> EXERCISE TASK
Quote the listing below in full and exactly as written, but omit every picture.

> DATA SHOWN
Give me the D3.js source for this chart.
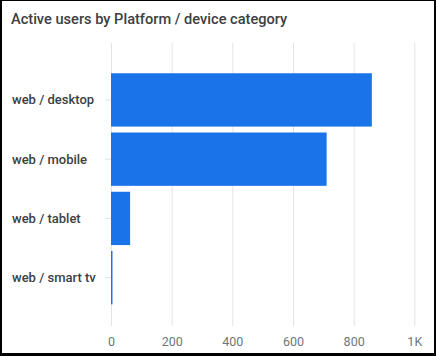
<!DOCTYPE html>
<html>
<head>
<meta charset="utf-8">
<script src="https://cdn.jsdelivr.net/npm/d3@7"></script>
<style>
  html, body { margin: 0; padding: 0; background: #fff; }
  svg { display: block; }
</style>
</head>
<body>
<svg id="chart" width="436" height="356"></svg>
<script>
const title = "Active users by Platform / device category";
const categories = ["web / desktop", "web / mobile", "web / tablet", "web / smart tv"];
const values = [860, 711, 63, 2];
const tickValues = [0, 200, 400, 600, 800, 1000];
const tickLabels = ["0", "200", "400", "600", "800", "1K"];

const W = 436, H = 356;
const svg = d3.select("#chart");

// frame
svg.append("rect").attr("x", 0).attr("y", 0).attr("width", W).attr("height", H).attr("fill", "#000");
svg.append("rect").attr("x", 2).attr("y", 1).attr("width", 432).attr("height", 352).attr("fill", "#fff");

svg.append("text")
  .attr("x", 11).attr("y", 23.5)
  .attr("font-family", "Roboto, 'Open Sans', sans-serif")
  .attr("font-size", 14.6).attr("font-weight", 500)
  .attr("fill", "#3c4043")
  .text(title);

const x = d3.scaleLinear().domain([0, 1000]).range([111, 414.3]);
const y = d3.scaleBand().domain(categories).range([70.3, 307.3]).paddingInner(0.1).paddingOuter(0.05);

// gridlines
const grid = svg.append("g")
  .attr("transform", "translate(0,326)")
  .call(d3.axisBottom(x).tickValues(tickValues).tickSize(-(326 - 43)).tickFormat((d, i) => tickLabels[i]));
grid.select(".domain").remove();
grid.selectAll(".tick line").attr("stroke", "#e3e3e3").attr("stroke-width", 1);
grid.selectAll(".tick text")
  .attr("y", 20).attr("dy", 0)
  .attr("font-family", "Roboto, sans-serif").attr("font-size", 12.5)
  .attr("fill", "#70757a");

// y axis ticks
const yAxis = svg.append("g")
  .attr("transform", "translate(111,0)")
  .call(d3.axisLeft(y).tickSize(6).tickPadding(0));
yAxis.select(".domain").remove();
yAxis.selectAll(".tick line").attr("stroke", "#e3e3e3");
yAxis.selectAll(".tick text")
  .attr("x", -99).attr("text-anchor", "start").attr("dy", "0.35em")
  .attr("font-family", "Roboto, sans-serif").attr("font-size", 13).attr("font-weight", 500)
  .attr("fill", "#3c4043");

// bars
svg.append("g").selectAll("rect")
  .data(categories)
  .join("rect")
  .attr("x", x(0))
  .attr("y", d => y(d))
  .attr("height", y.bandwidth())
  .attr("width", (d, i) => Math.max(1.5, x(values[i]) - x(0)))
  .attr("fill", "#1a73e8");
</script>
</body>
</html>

> CORRECT ANSWER
Give me the D3.js source for this chart.
<!DOCTYPE html>
<html>
<head>
<meta charset="utf-8">
<script src="https://cdn.jsdelivr.net/npm/d3@7"></script>
<style>
  html, body { margin: 0; padding: 0; background: #fff; }
  svg { display: block; }
</style>
</head>
<body>
<svg id="chart" width="436" height="356"></svg>
<script>
const title = "Active users by Platform / device category";
const categories = ["web / desktop", "web / mobile", "web / tablet", "web / smart tv"];
const values = [860, 711, 63, 2];
const tickValues = [0, 200, 400, 600, 800, 1000];
const tickLabels = ["0", "200", "400", "600", "800", "1K"];

const W = 436, H = 356;
const svg = d3.select("#chart");

// frame
svg.append("rect").attr("x", 0).attr("y", 0).attr("width", W).attr("height", H).attr("fill", "#000");
svg.append("rect").attr("x", 2).attr("y", 1).attr("width", 432).attr("height", 352).attr("fill", "#fff");

svg.append("text")
  .attr("x", 11).attr("y", 23.5)
  .attr("font-family", "Roboto, 'Open Sans', sans-serif")
  .attr("font-size", 14.6).attr("font-weight", 500)
  .attr("fill", "#3c4043")
  .text(title);

const x = d3.scaleLinear().domain([0, 1000]).range([111, 414.3]);
const y = d3.scaleBand().domain(categories).range([70.3, 307.3]).paddingInner(0.1).paddingOuter(0.05);

// gridlines
const grid = svg.append("g")
  .attr("transform", "translate(0,326)")
  .call(d3.axisBottom(x).tickValues(tickValues).tickSize(-(326 - 43)).tickFormat((d, i) => tickLabels[i]));
grid.select(".domain").remove();
grid.selectAll(".tick line").attr("stroke", "#e3e3e3").attr("stroke-width", 1);
grid.selectAll(".tick text")
  .attr("y", 20).attr("dy", 0)
  .attr("font-family", "Roboto, sans-serif").attr("font-size", 12.5)
  .attr("fill", "#70757a");

// y axis ticks
const yAxis = svg.append("g")
  .attr("transform", "translate(111,0)")
  .call(d3.axisLeft(y).tickSize(6).tickPadding(0));
yAxis.select(".domain").remove();
yAxis.selectAll(".tick line").attr("stroke", "#e3e3e3");
yAxis.selectAll(".tick text")
  .attr("x", -99).attr("text-anchor", "start").attr("dy", "0.35em")
  .attr("font-family", "Roboto, sans-serif").attr("font-size", 13).attr("font-weight", 500)
  .attr("fill", "#3c4043");

// bars
svg.append("g").selectAll("rect")
  .data(categories)
  .join("rect")
  .attr("x", x(0))
  .attr("y", d => y(d))
  .attr("height", y.bandwidth())
  .attr("width", (d, i) => Math.max(1.5, x(values[i]) - x(0)))
  .attr("fill", "#1a73e8");
</script>
</body>
</html>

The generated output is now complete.